De magnifiques bécanes rutilantes attendent qu’on les emmène dans les champs : déchaumeurs, tracteurs au tableau de bord de boeing 747, arracheuse, planteuse, herse étrille, rotative, vibro 4 m (oui mesdames), épareuse, batteuse… Au total, plus de 80 machines agricoles que se partagent 31 exploitations, 35 agriculteurs pour cultiver 2000 hectares à moins de 20 kilomètres à la ronde. Thierry Baillet en est le Président.
N’imaginez pas un baba cool à dreadlocks ou un nostalgique des ashrams, Thierry, la petite quarantaine est un céréalier de son temps pour qui l’esprit collaboratif pousse aussi dans les champs. « Agriculteur, c’est le plus beau métier du monde mais je ne l’aurais jamais choisi si je n’avais pas pu travailler en équipe avec mes agriculteurs-voisins. » Ca tombe bien, chez les Ch’tis, l’entraide agricole est bien ancrée dans les pratiques. A Loos, l’un des bleds du coin, une banque de travail permet dès le XXe siècle d’échanger services et matériel. Je te prête mon tracteur, tu me fais ma compta ou je te file mon déchaumeur et tu viens faire les foins avec moi. Avec ce système proche d’un SEL (système d’échange local), chaque heure d’entraide est comptabilisée. L’objectif étant en fin d’année d’arriver à zéro.

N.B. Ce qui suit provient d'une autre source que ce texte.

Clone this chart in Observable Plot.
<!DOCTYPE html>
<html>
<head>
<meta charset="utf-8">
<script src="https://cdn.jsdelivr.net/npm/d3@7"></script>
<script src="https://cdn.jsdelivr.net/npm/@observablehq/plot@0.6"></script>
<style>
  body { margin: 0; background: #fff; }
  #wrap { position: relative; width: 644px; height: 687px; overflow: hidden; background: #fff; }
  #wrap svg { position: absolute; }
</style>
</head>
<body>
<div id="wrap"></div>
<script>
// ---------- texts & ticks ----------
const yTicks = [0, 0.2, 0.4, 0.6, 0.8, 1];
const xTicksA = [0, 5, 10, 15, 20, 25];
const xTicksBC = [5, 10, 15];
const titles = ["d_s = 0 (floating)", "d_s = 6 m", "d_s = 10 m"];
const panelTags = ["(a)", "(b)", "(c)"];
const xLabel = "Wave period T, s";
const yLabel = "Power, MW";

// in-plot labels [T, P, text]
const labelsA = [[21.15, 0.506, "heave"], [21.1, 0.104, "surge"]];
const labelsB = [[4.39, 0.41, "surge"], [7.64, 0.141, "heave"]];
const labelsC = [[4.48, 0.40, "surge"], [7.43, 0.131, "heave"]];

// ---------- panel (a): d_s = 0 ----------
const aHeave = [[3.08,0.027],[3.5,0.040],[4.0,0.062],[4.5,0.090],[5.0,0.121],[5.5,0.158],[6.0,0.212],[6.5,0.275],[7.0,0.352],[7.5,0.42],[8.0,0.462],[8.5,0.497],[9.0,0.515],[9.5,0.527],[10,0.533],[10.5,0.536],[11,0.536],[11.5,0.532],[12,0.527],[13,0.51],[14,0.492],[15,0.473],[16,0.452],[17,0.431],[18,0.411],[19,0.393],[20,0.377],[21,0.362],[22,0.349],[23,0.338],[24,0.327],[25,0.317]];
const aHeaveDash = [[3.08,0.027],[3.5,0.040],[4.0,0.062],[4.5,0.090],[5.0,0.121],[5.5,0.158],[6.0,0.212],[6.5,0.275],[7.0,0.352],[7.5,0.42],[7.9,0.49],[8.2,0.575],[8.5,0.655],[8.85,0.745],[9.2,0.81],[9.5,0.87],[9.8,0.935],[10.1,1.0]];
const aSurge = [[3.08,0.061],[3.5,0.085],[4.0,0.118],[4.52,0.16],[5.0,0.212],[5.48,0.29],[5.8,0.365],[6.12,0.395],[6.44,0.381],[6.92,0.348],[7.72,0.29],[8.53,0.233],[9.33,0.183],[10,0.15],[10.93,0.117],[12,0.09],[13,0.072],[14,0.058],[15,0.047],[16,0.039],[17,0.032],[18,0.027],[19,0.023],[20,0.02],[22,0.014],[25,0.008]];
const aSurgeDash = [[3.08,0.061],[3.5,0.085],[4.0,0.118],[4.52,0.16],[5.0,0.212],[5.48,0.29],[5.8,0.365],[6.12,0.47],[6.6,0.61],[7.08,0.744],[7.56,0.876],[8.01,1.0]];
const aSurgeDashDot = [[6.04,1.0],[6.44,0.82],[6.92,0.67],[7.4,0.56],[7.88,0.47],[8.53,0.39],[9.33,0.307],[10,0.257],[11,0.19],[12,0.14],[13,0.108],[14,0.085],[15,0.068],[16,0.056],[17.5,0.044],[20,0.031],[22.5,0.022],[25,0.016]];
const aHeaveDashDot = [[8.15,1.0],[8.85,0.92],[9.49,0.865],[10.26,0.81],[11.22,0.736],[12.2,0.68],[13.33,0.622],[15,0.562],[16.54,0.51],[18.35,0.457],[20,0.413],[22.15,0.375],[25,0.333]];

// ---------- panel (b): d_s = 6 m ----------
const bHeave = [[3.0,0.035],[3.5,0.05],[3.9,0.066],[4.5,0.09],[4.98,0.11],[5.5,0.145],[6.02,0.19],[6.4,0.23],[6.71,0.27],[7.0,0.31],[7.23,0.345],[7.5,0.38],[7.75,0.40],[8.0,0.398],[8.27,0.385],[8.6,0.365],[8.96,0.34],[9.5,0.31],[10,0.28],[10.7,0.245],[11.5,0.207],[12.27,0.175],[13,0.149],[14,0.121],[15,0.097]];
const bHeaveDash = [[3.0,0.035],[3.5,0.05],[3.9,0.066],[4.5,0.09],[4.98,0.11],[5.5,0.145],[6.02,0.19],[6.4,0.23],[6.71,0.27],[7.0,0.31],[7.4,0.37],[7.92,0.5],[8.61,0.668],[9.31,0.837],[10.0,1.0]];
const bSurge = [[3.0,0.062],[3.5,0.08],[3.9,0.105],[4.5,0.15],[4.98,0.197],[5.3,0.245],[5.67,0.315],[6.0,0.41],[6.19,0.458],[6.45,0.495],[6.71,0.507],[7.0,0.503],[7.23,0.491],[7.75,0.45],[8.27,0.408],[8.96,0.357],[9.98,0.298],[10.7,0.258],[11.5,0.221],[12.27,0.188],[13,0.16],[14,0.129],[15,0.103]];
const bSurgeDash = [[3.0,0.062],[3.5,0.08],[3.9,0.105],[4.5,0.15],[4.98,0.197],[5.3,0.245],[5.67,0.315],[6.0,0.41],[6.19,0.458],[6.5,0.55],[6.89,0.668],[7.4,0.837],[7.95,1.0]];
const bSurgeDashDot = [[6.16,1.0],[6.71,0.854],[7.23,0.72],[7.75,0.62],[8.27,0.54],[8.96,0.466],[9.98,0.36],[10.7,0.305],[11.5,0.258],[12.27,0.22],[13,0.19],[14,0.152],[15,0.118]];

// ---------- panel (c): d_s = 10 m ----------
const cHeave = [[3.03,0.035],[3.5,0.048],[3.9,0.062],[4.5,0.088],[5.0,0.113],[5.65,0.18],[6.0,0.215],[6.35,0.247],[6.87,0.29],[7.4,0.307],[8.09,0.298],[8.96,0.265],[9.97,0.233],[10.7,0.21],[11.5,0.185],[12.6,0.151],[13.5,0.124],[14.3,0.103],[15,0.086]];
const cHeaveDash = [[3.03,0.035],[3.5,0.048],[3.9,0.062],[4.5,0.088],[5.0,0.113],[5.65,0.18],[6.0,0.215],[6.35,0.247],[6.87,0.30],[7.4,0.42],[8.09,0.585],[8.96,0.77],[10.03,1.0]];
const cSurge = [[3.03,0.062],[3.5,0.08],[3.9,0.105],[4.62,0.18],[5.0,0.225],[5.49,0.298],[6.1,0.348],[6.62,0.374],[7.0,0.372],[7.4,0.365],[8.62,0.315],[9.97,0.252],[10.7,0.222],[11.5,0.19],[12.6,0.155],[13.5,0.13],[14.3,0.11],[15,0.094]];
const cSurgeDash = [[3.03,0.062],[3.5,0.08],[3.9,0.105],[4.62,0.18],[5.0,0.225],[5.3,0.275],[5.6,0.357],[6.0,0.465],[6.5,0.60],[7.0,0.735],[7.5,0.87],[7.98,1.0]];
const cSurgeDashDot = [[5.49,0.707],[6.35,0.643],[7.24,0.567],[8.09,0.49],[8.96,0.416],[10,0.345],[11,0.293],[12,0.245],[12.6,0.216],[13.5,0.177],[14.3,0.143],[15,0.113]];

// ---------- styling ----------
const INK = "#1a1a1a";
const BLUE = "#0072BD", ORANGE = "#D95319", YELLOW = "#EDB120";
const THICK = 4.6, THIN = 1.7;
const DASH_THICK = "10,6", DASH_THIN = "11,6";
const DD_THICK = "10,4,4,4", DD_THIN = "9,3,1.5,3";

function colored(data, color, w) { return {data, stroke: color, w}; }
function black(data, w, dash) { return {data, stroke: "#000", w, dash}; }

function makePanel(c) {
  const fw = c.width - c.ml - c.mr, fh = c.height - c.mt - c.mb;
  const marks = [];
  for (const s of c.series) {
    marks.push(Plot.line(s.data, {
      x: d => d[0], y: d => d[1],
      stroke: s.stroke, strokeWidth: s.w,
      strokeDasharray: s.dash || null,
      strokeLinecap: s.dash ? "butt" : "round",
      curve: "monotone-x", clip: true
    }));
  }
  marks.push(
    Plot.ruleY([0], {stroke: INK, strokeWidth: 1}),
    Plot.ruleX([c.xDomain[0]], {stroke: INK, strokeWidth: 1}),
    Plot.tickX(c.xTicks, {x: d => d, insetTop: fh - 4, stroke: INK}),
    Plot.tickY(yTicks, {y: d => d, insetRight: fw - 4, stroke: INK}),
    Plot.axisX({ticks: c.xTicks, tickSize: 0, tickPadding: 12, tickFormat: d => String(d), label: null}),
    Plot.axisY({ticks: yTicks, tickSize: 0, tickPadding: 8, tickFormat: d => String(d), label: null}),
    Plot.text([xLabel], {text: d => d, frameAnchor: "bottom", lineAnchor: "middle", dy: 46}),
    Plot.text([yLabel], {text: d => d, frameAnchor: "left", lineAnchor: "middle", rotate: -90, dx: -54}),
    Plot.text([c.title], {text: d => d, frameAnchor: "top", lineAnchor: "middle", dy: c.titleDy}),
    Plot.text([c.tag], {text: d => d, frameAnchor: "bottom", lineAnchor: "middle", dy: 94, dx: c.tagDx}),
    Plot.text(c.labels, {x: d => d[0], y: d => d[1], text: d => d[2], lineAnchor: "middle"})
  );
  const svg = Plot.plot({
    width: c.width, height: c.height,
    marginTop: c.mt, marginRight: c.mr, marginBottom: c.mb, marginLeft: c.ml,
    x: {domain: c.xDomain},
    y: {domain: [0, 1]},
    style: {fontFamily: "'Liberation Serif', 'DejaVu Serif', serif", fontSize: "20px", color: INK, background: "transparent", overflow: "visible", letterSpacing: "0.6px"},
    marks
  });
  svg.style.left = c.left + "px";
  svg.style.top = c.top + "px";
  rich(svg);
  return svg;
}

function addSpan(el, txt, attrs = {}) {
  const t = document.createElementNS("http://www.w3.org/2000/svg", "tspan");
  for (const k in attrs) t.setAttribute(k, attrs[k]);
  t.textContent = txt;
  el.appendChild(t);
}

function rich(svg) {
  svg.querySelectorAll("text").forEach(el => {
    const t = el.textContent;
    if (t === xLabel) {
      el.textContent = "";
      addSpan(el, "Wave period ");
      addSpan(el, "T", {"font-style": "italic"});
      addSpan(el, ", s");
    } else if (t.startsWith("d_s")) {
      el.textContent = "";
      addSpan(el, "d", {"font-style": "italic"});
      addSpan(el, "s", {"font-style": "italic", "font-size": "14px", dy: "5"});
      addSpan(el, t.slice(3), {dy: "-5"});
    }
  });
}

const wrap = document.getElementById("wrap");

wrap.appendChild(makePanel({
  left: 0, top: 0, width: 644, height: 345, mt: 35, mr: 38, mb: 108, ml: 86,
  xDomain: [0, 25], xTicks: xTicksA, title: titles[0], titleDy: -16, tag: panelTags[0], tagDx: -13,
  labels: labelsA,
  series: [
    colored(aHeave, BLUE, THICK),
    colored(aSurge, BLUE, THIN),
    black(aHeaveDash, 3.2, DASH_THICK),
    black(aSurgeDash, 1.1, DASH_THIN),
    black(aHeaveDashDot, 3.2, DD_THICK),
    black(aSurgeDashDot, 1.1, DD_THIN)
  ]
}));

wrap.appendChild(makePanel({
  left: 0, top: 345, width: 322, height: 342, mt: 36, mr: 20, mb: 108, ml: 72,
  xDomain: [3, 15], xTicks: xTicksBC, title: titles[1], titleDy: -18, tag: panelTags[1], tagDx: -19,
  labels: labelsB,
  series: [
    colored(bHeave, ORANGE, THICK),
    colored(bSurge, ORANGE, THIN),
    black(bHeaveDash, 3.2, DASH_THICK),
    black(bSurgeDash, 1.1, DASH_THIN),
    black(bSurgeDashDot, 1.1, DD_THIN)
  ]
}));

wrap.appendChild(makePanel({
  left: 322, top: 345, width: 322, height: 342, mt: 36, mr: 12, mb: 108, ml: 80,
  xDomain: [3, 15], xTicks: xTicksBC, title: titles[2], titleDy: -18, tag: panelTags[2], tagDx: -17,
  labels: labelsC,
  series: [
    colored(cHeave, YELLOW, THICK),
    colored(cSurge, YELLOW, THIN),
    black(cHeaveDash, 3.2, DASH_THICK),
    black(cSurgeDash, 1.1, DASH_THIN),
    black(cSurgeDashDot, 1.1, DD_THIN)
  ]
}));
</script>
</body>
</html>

« En 1992, lorsqu’arrive la politique agricole commune, 8 agriculteurs de la région décident de se regrouper pour créer la Cuma la Verloossoise, se souvient Thierry encore étudiant à l’époque. L’objectif premier étant de réaliser des économies d’échelle et de diminuer les coûts de matériel. » La Cuma investit alors dans 6 bécanes dont un tracteur. Rapidement, la coopérative grossit et rassemble de plus en plus d’adeptes. Le matériel est acheté en commun et garé chez les uns et les autres. Des groupes de travail se mettent en place pour les semis, la moisson ou les arrachages. « En 2012, nous avons franchi une belle étape en inaugurant notre hangar avec atelier, salle de réunion, aire de lavage et remplissage pulvé, phytobac, » se réjouit encore Thierry aujourd’hui.
« Le principe de notre Cuma : payer l’outil et son amortissement et s’engager pour 7 ans minimum. Mais on est sûrs d’avoir du matériel dernier cri et de qualité. »

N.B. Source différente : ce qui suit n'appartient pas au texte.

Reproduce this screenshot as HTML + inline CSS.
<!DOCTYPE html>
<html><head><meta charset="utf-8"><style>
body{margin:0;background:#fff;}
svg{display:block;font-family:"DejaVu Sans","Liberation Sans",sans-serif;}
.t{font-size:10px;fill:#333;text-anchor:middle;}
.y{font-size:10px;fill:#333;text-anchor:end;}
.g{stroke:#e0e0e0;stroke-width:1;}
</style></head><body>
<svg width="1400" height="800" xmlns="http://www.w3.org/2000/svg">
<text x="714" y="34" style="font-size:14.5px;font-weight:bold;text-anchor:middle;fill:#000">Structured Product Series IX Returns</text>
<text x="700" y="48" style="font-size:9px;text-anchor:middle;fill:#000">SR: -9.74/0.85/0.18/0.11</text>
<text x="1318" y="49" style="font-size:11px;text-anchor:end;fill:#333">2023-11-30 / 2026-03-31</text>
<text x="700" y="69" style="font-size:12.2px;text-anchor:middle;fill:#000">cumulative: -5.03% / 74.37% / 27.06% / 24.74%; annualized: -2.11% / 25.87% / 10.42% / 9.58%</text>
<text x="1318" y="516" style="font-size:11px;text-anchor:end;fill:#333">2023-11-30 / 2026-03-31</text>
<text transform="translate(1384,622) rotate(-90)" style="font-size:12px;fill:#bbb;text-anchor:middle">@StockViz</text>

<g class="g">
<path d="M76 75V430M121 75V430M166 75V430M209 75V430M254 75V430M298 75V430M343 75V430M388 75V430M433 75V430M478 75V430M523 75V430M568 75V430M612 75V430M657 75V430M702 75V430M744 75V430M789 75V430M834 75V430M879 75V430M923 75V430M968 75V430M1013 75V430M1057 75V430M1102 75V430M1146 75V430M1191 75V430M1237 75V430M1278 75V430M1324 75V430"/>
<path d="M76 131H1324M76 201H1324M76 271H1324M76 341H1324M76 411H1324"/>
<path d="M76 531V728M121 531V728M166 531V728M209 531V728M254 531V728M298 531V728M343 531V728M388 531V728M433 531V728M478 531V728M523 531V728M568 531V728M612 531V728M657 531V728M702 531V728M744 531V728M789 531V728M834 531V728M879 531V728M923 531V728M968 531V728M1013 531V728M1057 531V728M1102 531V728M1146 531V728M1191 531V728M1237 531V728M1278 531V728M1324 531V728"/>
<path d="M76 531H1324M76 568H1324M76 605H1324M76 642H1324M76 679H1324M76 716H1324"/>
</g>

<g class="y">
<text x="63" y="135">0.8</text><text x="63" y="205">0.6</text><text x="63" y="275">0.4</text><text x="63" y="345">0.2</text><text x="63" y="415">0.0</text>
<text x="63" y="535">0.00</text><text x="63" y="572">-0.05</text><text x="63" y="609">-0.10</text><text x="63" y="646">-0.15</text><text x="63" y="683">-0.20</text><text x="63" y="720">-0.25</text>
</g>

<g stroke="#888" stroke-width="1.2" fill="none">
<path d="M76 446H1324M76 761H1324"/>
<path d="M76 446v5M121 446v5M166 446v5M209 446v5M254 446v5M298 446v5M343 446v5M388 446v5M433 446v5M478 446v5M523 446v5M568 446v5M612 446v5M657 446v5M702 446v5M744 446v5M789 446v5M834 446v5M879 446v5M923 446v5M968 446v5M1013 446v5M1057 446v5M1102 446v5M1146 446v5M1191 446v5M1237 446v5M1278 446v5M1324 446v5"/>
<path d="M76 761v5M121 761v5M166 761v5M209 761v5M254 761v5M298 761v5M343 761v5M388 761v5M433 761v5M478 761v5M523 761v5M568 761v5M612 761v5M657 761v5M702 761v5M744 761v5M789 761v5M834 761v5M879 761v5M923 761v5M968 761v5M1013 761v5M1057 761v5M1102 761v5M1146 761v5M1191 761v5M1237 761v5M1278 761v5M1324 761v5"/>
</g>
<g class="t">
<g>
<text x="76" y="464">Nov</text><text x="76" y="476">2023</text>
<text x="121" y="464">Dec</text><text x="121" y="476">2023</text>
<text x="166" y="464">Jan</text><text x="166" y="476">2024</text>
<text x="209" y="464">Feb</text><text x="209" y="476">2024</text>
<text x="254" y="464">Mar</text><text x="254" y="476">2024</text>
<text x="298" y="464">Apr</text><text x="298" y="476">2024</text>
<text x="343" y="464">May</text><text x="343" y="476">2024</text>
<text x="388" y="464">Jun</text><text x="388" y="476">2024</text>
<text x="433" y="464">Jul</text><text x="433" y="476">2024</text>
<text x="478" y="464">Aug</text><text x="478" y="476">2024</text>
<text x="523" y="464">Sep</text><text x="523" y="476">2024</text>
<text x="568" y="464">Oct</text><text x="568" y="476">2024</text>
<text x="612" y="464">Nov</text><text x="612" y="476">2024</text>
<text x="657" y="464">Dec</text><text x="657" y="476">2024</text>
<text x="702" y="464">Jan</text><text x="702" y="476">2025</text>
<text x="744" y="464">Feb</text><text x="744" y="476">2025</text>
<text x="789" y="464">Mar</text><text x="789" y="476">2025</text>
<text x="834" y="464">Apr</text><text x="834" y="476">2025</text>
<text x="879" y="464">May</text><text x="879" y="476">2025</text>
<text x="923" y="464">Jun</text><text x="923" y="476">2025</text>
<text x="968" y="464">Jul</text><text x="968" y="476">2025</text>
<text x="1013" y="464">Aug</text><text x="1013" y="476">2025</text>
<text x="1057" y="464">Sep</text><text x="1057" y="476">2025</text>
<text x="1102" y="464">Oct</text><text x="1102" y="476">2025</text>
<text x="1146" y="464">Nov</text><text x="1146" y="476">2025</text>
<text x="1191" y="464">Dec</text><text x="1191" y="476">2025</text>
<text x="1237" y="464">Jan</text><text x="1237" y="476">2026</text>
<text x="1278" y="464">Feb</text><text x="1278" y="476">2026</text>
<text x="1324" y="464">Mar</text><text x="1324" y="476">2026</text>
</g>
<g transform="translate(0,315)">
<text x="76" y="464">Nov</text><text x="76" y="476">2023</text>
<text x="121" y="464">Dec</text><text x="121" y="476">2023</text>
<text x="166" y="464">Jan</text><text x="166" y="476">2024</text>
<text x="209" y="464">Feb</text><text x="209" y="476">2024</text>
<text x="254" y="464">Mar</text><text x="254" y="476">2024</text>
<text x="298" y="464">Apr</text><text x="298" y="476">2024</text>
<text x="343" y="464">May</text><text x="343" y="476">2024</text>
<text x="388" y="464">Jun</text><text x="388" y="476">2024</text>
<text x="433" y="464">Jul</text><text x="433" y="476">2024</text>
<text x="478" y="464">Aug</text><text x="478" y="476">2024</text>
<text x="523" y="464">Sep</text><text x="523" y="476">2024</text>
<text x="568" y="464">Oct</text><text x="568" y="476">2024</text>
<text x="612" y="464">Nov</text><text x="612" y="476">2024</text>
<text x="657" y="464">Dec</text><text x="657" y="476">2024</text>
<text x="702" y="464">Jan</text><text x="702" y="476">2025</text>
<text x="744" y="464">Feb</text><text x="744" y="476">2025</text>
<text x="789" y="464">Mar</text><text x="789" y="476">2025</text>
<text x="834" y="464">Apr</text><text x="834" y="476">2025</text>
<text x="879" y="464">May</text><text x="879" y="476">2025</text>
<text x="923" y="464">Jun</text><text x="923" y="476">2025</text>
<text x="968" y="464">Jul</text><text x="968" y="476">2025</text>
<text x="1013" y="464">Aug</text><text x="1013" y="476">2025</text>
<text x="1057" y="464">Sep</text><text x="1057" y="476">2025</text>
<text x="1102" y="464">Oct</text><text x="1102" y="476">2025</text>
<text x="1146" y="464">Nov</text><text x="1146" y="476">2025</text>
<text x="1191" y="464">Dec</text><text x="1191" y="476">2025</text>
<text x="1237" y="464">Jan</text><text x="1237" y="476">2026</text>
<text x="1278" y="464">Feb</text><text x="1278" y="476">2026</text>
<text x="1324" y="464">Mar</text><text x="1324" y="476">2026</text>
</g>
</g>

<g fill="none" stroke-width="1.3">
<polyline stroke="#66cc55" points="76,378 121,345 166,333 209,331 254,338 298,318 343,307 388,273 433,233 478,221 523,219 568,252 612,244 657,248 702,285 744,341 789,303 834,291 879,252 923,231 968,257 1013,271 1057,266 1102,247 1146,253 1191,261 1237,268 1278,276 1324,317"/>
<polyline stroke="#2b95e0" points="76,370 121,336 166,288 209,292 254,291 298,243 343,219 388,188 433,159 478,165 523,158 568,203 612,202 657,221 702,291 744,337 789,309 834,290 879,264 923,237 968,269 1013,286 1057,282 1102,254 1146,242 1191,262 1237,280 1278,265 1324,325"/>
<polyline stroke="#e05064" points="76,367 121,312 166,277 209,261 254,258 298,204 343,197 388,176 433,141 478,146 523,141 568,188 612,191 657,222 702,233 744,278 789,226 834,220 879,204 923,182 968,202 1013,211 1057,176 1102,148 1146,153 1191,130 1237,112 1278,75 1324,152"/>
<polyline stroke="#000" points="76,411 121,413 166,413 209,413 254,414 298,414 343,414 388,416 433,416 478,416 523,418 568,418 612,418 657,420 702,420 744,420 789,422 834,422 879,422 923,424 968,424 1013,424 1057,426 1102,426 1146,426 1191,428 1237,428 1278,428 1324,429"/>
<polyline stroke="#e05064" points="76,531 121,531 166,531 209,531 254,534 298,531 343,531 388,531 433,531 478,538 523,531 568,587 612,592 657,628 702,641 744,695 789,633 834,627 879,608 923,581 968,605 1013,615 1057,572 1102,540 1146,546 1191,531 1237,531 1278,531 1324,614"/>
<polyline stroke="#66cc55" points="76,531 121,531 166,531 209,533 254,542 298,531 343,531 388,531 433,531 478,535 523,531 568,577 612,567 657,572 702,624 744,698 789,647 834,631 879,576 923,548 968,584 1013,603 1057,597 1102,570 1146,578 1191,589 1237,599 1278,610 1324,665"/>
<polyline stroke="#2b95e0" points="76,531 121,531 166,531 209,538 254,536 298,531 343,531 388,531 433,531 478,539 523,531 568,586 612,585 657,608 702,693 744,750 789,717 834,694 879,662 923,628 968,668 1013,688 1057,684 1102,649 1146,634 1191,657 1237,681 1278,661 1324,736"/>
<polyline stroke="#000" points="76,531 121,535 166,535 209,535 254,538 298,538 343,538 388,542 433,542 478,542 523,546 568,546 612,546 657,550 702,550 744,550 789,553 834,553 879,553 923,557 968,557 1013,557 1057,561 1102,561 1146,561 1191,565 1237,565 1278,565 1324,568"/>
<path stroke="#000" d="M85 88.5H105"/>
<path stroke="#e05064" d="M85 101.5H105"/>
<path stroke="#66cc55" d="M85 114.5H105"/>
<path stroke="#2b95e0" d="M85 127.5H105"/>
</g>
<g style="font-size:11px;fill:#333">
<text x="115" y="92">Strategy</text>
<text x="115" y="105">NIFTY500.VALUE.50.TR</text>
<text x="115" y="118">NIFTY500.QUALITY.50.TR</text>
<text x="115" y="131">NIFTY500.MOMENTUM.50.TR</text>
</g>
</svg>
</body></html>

C’est à ce moment du récit que Michel, la soixantaine, déboule dans le bureau avec son petit carnet qu’il remet à Christian secrétaire de la coopérative. Dedans, il a tout consigné, l’outil qu’il a utilisé, pendant quelle durée, dans quel état il l’a rendu à l’un des 3 mécaniciens… Il en profite pour parler de la pluie du beau temps, de la famille, des enfants. « Notre Cuma n’a rien à voir avec un loueur de matériel précise Thierry. Dans certaines, on rencontre parfois le syndrome Kiloutou, un grand nombre d’adhérents qui picorent dans les matériels sans s’investir. »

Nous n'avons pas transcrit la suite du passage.